The Analyzers. As soon as the ClO2 enters the water, it will start reacting with organic material and attaching to any biofilm or bacteria formation. Since the organic content and flow might vary, the level of ClO2 in the water at a specific sampling point must be determined. This analysis typically is done at the end of the loop after ClO2 has reacted throughout the cooling system. The sample runs through the analyzer measuring cell where a potentiostatic measurement is performed to determine the ClO2 level.

The analyzers send an output signal to either the pumps or the generator to close the loop and increase or decrease the injection of ClO2 based on the water’s ClO2 content and flow variations. pH and temperature values are also displayed and tracked at the analyzers.
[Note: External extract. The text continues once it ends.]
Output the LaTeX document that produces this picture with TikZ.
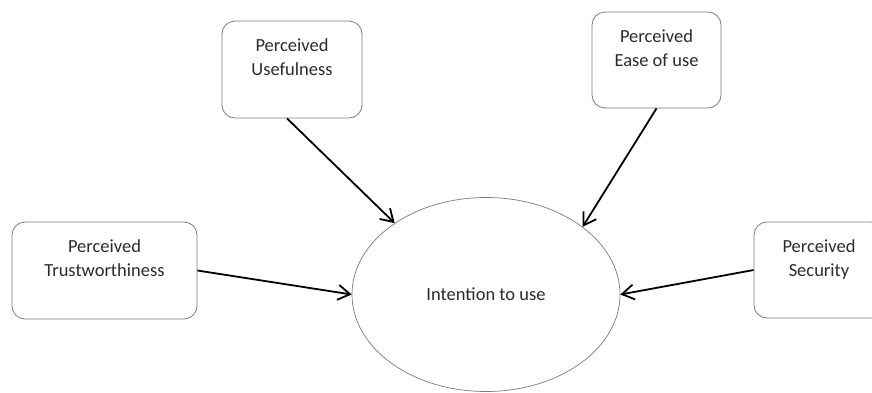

Digital dosing pumps ensure accurate and almost continuous and smooth injection of the ClO2 into the system.

Effective Control

In many cooling systems, a CLO2 system provides effective water treatment. The associated operation and maintenance costs of CLO2 generating equipment are minimal and can be calculated into the design of the system. And once installed, the advantages can be seen almost immediately. For example, on a 1,000-ton chiller operating 12 hours per day, 365 days per year with a biofilm thickness of 1/1000", the elimination of biofilm can represent savings of more than $30,000 annually.

Several cooling systems around the world are looking at ClO2 as a more effective and viable alternative for water treatment. As the use of ClO2 vs. traditional methods for cooling system water treatment increases, the benefits will become even more apparent.